— Begin Material provided —

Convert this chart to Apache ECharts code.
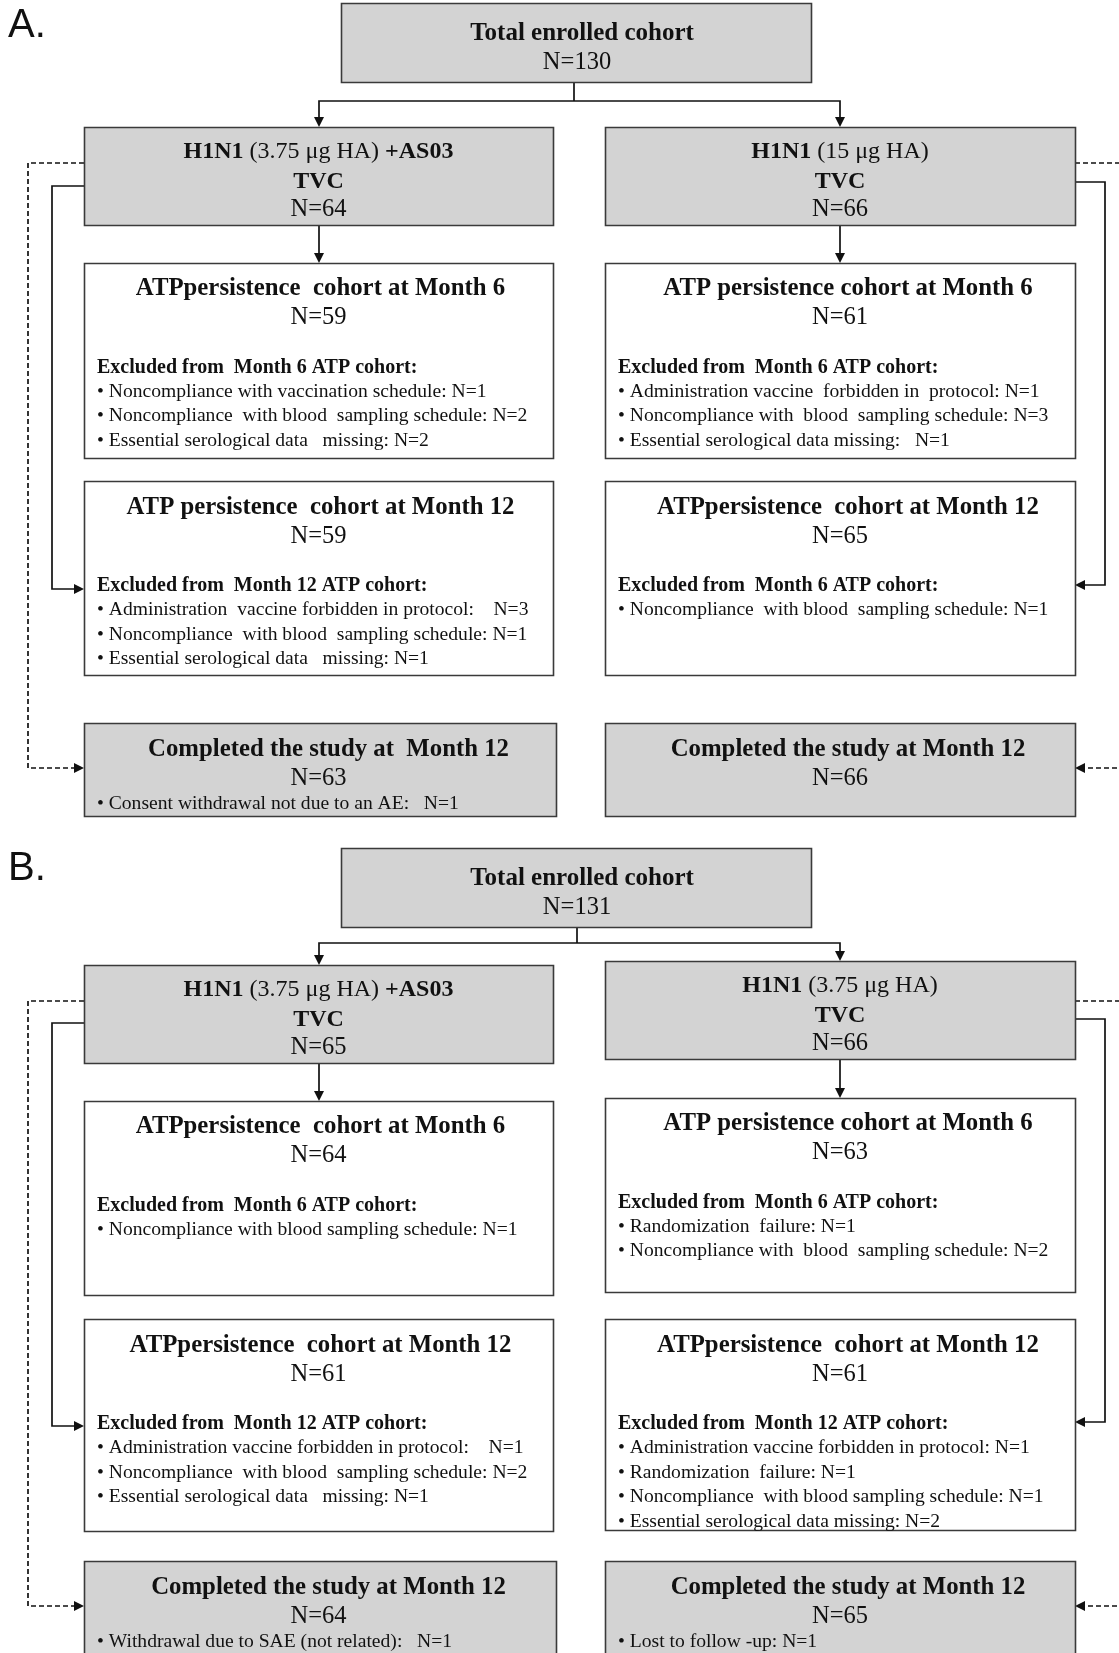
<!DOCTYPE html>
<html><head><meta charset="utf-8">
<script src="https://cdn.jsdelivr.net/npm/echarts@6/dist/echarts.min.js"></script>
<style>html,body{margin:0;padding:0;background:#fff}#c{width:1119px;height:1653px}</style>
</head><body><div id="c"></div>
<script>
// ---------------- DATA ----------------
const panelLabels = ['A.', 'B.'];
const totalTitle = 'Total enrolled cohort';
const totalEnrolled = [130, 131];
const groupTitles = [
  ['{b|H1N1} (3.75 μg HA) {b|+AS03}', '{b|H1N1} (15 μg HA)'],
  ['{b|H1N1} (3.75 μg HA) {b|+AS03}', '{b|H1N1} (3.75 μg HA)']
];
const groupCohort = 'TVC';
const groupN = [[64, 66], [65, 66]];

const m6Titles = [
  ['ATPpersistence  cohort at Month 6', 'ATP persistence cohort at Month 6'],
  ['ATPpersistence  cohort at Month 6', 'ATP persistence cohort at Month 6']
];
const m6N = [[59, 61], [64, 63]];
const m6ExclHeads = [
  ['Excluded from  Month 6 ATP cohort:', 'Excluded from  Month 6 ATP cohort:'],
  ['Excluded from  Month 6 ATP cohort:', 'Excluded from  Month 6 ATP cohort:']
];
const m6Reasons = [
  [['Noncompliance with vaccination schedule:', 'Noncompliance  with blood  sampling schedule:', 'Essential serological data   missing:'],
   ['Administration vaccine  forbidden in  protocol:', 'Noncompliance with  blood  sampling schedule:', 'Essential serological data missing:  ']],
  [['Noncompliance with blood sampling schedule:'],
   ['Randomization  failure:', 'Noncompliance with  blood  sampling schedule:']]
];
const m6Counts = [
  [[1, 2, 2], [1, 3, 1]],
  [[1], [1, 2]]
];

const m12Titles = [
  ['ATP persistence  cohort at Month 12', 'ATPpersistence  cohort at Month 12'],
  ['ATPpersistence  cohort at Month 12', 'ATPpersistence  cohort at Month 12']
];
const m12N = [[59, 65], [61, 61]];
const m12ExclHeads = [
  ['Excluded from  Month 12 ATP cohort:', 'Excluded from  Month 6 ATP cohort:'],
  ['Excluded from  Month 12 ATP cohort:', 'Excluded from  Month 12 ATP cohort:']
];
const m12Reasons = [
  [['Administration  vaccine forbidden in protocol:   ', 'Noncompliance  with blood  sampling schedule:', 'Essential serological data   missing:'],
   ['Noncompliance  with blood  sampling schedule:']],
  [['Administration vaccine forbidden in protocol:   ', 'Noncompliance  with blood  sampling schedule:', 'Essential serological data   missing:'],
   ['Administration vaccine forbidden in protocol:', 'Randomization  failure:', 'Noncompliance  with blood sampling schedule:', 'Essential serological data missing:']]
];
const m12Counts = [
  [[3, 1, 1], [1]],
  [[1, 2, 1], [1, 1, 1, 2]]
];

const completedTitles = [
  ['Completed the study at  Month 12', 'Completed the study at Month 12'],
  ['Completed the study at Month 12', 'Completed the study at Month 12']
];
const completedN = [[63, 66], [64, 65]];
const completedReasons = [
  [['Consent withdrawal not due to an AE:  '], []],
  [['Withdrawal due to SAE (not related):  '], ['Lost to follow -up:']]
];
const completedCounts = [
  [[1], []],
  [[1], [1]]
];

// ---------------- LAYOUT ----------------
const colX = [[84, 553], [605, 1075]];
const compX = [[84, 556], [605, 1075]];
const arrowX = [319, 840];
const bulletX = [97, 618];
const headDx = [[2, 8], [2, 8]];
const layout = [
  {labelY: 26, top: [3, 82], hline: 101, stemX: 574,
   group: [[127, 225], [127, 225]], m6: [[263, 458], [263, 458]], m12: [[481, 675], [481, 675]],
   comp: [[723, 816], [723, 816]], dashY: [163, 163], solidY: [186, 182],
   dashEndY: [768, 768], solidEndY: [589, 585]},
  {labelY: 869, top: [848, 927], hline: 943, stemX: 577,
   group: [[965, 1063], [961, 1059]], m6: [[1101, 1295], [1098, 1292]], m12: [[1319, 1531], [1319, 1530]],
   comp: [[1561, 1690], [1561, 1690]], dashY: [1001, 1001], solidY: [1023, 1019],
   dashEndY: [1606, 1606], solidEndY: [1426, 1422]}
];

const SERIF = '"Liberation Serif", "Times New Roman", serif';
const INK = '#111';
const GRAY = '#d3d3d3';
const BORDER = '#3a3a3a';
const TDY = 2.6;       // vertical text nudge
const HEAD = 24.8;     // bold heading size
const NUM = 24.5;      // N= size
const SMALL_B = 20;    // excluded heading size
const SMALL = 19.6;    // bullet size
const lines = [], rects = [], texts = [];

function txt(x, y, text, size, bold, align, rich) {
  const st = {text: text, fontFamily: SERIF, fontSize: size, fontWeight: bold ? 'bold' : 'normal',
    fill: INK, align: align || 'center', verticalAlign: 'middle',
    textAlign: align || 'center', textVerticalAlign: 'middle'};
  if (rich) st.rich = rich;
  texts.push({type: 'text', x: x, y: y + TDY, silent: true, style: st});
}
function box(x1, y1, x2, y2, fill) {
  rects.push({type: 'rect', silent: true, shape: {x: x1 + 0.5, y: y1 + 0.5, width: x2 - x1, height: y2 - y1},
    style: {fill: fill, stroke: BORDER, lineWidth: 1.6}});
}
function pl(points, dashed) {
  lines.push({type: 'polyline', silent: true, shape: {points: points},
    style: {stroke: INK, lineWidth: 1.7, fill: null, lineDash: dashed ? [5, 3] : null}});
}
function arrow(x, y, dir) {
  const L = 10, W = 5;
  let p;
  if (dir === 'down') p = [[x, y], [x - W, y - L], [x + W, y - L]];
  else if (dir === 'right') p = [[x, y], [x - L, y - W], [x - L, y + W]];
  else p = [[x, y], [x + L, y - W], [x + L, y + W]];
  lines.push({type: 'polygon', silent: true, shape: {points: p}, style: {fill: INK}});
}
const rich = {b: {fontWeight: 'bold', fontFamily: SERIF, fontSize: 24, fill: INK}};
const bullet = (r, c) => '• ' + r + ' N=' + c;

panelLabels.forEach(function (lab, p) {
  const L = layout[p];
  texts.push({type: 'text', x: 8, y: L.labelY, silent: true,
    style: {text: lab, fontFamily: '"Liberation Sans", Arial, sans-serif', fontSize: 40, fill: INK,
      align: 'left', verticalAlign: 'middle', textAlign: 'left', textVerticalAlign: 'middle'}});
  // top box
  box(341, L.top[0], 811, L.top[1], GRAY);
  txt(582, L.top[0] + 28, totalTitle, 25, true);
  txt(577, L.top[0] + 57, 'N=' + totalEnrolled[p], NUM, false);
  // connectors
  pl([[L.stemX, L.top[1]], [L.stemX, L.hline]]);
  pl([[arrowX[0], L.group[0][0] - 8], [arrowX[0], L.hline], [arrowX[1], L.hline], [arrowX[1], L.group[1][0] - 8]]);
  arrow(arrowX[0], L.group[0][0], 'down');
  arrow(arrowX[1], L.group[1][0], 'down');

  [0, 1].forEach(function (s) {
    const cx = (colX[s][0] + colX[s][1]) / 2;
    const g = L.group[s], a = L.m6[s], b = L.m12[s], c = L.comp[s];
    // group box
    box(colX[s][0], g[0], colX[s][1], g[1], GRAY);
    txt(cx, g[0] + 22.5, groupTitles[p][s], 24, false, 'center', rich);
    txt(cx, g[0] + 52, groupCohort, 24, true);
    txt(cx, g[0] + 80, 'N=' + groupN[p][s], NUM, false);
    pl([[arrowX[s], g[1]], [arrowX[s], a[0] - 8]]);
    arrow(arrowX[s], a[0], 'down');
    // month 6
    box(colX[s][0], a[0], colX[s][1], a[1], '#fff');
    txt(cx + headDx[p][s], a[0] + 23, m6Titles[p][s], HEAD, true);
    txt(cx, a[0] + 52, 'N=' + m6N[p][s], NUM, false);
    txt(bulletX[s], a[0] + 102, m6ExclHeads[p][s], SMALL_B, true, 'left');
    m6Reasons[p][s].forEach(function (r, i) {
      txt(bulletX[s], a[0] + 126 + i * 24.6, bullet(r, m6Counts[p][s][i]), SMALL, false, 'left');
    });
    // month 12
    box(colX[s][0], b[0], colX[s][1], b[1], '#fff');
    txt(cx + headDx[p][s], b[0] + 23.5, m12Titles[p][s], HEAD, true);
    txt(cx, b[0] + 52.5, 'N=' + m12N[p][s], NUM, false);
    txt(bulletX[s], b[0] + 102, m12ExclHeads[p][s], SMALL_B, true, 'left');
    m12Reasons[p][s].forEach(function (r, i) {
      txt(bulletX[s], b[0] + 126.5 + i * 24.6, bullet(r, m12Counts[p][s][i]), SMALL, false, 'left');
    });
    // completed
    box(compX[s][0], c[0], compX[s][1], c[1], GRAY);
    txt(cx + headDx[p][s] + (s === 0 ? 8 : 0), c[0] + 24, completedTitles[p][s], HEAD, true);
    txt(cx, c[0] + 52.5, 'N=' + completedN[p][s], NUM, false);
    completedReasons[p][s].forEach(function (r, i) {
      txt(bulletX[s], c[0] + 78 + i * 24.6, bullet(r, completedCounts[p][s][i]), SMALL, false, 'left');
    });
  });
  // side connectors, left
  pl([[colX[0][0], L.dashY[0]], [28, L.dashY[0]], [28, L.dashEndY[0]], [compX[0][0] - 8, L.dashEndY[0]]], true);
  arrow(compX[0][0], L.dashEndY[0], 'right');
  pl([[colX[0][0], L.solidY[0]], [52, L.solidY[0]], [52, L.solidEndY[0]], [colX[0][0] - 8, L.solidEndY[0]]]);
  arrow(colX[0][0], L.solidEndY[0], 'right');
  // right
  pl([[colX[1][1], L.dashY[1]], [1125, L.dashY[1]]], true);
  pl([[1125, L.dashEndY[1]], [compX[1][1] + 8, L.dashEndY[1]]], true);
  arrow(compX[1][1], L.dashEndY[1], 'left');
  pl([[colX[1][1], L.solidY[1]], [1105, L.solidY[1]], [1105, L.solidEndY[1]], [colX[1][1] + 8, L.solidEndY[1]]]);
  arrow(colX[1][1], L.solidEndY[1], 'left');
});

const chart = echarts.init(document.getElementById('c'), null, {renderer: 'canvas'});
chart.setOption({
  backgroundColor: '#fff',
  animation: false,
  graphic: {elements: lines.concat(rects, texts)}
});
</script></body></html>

— End Material provided —

Short task: Skip the pictures, please, and transcribe only the lines from the beginning of the material through the one that contains "const groupN = [[64, 66], [65, 66]];".

Complete response:
Convert this chart to Apache ECharts code.
<!DOCTYPE html>
<html><head><meta charset="utf-8">
<script src="https://cdn.jsdelivr.net/npm/echarts@6/dist/echarts.min.js"></script>
<style>html,body{margin:0;padding:0;background:#fff}#c{width:1119px;height:1653px}</style>
</head><body><div id="c"></div>
<script>
// ---------------- DATA ----------------
const panelLabels = ['A.', 'B.'];
const totalTitle = 'Total enrolled cohort';
const totalEnrolled = [130, 131];
const groupTitles = [
  ['{b|H1N1} (3.75 μg HA) {b|+AS03}', '{b|H1N1} (15 μg HA)'],
  ['{b|H1N1} (3.75 μg HA) {b|+AS03}', '{b|H1N1} (3.75 μg HA)']
];
const groupCohort = 'TVC';
const groupN = [[64, 66], [65, 66]];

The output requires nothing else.